(Charts and diagrams as code)
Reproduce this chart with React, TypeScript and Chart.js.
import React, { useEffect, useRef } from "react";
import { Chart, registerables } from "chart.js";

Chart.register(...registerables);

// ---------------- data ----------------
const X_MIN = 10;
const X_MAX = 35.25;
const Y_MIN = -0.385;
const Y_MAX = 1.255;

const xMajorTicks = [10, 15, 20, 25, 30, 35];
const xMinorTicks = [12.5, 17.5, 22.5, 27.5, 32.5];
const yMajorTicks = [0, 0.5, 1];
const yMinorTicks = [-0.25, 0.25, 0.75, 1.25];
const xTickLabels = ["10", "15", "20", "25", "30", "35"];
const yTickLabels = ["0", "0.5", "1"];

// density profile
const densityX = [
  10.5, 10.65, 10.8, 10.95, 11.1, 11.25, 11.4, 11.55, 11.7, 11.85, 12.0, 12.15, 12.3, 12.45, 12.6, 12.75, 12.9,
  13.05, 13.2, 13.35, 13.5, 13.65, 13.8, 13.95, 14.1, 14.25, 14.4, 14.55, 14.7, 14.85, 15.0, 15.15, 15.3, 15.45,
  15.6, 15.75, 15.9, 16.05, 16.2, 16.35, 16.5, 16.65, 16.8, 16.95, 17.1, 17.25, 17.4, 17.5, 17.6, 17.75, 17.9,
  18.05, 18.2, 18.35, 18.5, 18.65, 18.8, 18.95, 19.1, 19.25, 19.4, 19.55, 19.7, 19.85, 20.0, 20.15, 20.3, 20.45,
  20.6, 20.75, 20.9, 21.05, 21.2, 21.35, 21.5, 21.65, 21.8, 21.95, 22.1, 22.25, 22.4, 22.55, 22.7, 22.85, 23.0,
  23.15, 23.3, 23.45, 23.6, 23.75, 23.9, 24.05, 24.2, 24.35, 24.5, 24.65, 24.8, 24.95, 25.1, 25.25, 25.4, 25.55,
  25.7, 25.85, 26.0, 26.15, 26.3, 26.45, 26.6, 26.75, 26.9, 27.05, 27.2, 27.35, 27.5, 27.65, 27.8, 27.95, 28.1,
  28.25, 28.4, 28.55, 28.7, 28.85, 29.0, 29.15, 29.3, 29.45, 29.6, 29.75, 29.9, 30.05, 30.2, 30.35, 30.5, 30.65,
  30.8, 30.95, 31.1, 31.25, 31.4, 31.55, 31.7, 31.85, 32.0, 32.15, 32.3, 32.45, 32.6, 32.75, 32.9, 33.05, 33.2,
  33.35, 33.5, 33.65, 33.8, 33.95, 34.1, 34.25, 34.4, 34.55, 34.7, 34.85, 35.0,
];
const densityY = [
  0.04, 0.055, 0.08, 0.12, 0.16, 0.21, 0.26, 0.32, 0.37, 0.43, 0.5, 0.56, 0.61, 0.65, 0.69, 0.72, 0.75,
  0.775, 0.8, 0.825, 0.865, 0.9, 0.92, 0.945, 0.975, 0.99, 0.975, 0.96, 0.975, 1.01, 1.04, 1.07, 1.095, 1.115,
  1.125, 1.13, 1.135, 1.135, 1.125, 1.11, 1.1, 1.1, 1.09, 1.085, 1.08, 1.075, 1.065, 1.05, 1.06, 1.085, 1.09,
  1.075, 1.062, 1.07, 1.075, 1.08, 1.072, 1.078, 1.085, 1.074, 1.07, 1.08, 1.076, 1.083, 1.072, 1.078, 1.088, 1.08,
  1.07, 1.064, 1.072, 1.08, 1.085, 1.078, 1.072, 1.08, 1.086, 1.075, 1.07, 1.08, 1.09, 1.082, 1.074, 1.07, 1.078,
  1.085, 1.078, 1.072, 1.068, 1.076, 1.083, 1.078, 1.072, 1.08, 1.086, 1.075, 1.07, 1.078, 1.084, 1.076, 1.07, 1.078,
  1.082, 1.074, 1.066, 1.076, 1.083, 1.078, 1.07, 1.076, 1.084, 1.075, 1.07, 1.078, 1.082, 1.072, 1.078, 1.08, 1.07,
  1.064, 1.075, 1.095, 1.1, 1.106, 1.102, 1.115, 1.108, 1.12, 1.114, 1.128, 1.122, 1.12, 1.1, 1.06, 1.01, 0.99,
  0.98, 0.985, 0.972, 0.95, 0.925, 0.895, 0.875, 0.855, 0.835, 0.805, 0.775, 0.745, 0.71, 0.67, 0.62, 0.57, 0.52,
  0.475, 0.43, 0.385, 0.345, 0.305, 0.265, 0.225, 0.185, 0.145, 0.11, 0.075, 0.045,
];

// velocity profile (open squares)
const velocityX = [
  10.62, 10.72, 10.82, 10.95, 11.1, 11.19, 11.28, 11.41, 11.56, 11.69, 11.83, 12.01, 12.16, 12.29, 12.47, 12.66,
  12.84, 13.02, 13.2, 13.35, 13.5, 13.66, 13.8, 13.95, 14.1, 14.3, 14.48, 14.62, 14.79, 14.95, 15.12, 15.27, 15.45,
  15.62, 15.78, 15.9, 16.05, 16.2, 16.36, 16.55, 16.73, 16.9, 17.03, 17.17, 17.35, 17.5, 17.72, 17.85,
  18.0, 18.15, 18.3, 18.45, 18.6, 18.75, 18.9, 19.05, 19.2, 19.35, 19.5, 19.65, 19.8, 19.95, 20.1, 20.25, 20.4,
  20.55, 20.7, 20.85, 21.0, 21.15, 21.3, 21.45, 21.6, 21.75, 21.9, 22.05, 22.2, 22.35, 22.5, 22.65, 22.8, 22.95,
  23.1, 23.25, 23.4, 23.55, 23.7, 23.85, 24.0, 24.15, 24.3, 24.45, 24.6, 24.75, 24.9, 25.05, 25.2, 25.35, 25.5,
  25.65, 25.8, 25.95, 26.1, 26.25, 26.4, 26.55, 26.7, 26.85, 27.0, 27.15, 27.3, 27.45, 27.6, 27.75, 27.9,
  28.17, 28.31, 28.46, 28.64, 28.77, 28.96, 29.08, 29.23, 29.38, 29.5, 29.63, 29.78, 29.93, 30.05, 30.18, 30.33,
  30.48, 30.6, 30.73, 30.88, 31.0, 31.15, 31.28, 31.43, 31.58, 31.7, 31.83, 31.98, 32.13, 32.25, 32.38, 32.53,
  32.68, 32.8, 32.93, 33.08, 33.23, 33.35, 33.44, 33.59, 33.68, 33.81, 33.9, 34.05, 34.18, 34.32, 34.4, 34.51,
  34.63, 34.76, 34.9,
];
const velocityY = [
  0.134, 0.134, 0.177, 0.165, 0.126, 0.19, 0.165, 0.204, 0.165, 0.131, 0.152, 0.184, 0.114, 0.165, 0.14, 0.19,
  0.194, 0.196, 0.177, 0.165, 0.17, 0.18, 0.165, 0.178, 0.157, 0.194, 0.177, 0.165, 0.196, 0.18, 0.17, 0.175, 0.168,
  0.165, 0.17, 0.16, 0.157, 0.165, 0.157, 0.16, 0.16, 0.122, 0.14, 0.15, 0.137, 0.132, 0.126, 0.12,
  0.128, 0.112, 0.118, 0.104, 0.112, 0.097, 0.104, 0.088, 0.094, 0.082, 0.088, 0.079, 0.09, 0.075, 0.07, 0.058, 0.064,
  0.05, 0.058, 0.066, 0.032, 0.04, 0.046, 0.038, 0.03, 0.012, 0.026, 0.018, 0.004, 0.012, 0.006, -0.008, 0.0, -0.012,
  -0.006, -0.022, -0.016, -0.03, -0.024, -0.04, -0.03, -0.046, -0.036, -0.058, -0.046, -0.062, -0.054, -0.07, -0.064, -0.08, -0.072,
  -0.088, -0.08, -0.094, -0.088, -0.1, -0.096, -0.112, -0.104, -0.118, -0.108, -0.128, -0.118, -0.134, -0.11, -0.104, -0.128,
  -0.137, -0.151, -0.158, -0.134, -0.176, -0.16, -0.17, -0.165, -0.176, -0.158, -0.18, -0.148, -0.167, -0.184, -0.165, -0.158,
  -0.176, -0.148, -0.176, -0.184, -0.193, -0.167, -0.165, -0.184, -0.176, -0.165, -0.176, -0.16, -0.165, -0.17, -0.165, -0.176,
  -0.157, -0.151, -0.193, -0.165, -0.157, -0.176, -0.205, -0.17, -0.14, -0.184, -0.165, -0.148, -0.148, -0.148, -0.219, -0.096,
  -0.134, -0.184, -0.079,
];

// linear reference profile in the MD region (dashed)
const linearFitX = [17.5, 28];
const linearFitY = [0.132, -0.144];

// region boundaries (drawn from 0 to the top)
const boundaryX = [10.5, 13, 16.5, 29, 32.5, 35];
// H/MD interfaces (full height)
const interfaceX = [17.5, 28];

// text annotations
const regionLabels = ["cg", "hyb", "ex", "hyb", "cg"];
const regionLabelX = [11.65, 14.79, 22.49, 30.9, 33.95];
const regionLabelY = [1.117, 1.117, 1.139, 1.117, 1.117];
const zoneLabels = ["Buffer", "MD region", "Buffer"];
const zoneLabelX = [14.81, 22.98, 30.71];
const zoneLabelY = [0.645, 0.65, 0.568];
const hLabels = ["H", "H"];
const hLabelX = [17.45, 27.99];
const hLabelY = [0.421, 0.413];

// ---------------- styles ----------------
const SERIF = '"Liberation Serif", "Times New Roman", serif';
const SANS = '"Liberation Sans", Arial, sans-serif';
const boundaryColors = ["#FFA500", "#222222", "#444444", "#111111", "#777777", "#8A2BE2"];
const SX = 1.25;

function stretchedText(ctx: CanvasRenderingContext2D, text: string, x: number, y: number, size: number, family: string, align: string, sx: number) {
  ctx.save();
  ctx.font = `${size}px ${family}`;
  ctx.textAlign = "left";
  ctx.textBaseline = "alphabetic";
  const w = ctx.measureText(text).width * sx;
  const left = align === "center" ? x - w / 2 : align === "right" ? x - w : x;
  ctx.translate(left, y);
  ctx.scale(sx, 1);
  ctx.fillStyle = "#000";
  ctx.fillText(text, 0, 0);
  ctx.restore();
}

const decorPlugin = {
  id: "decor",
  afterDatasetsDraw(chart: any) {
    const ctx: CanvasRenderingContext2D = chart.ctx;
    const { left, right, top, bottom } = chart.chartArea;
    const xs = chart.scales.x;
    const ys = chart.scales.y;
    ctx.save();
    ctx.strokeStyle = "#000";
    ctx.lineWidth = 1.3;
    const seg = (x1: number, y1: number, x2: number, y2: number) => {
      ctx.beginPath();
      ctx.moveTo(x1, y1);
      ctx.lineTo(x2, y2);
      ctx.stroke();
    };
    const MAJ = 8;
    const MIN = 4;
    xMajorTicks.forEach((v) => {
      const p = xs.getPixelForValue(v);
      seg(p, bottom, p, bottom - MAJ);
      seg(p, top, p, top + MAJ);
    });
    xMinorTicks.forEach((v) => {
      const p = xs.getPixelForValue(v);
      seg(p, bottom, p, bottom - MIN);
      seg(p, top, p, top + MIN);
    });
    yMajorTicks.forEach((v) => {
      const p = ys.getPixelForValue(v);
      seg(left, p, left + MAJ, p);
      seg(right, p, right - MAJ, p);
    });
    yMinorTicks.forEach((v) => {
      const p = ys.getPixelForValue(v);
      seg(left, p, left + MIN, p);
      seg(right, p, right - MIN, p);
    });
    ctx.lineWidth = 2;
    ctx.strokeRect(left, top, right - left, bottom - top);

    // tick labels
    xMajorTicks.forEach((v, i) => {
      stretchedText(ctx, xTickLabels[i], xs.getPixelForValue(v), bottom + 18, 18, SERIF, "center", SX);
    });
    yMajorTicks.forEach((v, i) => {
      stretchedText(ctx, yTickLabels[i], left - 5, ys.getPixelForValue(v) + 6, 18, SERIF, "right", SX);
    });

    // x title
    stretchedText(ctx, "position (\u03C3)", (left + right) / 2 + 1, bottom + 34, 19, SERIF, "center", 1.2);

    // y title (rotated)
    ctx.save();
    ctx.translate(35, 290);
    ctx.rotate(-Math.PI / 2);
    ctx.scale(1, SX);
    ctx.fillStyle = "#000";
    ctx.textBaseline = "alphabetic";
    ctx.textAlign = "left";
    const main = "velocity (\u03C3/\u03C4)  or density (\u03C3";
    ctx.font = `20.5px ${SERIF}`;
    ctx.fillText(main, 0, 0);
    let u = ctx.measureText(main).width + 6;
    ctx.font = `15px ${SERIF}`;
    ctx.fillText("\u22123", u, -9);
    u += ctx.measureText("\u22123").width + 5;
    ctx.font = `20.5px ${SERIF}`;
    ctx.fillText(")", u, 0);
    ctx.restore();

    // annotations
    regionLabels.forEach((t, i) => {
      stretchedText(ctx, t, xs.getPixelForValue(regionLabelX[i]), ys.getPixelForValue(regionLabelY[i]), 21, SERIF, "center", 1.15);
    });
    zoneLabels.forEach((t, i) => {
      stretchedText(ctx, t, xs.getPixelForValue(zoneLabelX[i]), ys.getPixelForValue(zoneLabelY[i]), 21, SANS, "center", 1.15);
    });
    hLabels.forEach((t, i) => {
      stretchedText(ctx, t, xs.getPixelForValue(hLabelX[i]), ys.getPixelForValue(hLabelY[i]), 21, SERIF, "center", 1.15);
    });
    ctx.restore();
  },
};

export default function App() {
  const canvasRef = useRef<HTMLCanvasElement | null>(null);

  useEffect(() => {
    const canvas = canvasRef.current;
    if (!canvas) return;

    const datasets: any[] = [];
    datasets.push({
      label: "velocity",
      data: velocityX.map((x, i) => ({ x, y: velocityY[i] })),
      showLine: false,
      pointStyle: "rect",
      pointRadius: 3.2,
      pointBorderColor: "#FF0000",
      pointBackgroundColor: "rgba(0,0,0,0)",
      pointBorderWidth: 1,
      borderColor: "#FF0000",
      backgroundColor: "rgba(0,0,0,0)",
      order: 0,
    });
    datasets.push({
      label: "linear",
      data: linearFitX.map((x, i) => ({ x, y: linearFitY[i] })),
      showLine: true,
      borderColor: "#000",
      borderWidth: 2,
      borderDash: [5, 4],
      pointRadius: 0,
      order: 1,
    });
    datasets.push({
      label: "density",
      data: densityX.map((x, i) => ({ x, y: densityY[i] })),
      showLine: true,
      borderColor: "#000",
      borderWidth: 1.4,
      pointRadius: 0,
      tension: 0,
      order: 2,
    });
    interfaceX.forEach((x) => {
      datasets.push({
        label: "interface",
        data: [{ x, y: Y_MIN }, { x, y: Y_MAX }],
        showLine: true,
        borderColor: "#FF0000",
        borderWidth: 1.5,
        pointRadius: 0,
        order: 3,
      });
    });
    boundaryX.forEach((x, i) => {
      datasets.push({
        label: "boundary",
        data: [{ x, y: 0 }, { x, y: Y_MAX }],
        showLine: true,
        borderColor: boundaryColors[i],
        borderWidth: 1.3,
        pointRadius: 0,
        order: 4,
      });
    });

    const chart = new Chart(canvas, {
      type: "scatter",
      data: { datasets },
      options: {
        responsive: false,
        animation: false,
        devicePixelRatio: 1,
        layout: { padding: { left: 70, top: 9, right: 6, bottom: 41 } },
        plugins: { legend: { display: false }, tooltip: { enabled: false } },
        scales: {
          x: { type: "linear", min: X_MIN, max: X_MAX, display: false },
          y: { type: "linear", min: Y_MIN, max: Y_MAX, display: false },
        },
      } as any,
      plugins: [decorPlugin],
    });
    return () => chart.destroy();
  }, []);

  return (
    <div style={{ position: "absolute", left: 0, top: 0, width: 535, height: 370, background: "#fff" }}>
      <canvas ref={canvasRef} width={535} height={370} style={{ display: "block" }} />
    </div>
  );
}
...
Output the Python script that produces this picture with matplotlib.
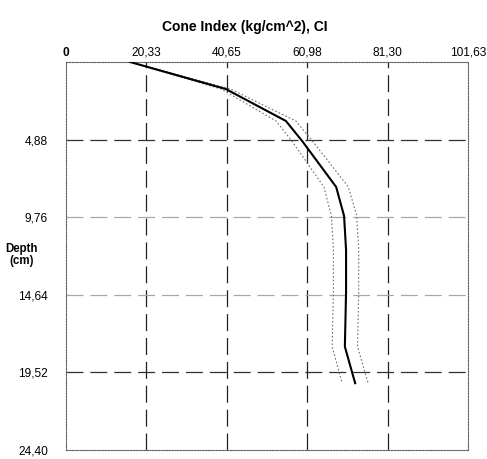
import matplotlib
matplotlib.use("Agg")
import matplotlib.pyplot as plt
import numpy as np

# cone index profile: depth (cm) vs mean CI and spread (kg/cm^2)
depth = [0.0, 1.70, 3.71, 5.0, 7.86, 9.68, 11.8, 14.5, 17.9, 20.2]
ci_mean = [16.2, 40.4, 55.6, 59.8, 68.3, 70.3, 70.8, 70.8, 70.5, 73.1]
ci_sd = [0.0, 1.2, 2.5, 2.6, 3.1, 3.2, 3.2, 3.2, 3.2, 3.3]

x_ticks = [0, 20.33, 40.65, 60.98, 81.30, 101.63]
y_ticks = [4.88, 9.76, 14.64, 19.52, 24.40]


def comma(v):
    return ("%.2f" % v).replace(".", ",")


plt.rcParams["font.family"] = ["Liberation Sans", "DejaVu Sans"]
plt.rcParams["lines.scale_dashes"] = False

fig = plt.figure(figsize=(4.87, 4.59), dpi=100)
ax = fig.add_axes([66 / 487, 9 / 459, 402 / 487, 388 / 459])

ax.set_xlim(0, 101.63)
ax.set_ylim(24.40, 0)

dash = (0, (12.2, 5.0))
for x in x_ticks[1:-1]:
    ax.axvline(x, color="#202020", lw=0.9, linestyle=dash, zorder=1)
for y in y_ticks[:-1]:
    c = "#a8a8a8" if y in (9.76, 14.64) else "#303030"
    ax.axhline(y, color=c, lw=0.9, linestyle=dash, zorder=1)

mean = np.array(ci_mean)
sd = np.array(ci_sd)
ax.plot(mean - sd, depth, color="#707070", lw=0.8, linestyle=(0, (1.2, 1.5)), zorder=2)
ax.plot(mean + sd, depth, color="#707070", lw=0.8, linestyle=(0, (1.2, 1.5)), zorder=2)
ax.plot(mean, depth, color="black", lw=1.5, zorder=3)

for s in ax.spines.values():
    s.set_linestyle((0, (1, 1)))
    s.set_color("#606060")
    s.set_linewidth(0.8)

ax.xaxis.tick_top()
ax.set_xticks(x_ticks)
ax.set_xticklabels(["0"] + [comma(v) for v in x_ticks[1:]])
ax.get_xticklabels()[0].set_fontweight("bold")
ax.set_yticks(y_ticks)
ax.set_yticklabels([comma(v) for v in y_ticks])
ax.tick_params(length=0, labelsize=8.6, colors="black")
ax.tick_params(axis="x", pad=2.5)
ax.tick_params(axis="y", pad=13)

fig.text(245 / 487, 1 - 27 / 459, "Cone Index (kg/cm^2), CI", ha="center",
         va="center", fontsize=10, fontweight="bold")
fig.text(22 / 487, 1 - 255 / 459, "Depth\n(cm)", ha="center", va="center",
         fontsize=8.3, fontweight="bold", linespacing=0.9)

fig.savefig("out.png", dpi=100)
==
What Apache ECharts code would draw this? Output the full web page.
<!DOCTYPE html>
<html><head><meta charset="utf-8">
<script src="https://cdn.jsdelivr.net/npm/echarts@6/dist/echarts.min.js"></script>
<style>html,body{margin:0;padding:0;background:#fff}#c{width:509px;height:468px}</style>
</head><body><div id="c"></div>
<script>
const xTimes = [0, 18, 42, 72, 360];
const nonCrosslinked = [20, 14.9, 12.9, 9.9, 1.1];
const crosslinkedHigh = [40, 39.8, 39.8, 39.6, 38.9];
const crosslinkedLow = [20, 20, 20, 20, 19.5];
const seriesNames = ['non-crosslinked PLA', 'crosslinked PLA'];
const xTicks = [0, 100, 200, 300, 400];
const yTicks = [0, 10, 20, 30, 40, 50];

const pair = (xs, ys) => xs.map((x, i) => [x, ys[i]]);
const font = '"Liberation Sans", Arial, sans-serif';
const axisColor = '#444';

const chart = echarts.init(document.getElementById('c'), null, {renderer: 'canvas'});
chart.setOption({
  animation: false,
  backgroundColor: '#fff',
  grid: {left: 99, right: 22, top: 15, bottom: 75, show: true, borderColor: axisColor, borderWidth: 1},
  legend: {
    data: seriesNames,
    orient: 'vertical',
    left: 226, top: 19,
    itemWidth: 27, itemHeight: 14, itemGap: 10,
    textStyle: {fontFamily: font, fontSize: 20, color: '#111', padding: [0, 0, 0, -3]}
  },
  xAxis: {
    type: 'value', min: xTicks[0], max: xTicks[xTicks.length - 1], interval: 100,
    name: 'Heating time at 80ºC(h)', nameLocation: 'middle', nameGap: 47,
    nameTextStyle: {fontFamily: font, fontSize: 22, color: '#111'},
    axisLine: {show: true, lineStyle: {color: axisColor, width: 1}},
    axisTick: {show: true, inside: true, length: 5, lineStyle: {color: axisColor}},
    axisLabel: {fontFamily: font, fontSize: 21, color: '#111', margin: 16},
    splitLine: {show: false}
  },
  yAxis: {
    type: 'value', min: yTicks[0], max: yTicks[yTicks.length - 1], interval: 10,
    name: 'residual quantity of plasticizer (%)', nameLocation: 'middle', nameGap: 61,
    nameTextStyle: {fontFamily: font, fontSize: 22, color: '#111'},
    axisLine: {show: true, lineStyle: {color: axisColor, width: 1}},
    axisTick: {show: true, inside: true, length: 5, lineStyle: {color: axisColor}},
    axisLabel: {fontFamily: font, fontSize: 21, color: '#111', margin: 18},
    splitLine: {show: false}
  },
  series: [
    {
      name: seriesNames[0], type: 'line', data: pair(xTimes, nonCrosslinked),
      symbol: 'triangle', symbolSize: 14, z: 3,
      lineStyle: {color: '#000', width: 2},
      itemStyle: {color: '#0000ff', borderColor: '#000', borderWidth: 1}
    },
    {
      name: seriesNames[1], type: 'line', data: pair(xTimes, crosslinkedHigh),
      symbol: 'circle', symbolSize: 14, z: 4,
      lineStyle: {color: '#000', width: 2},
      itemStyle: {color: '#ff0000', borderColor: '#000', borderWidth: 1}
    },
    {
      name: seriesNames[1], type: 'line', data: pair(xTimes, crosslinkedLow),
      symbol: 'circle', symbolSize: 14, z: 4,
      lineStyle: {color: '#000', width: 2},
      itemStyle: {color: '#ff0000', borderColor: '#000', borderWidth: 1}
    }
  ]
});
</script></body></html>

**What is needed:** Keep to the lines above from the line with "Output the Python" to the line with "y_ticks = [4.88, 9.76, 14.64, 19.52, 24.40]", and set down exactly those, inclusive, with nothing else and every picture left out.

**Answer below:**
Output the Python script that produces this picture with matplotlib.
import matplotlib
matplotlib.use("Agg")
import matplotlib.pyplot as plt
import numpy as np

# cone index profile: depth (cm) vs mean CI and spread (kg/cm^2)
depth = [0.0, 1.70, 3.71, 5.0, 7.86, 9.68, 11.8, 14.5, 17.9, 20.2]
ci_mean = [16.2, 40.4, 55.6, 59.8, 68.3, 70.3, 70.8, 70.8, 70.5, 73.1]
ci_sd = [0.0, 1.2, 2.5, 2.6, 3.1, 3.2, 3.2, 3.2, 3.2, 3.3]

x_ticks = [0, 20.33, 40.65, 60.98, 81.30, 101.63]
y_ticks = [4.88, 9.76, 14.64, 19.52, 24.40]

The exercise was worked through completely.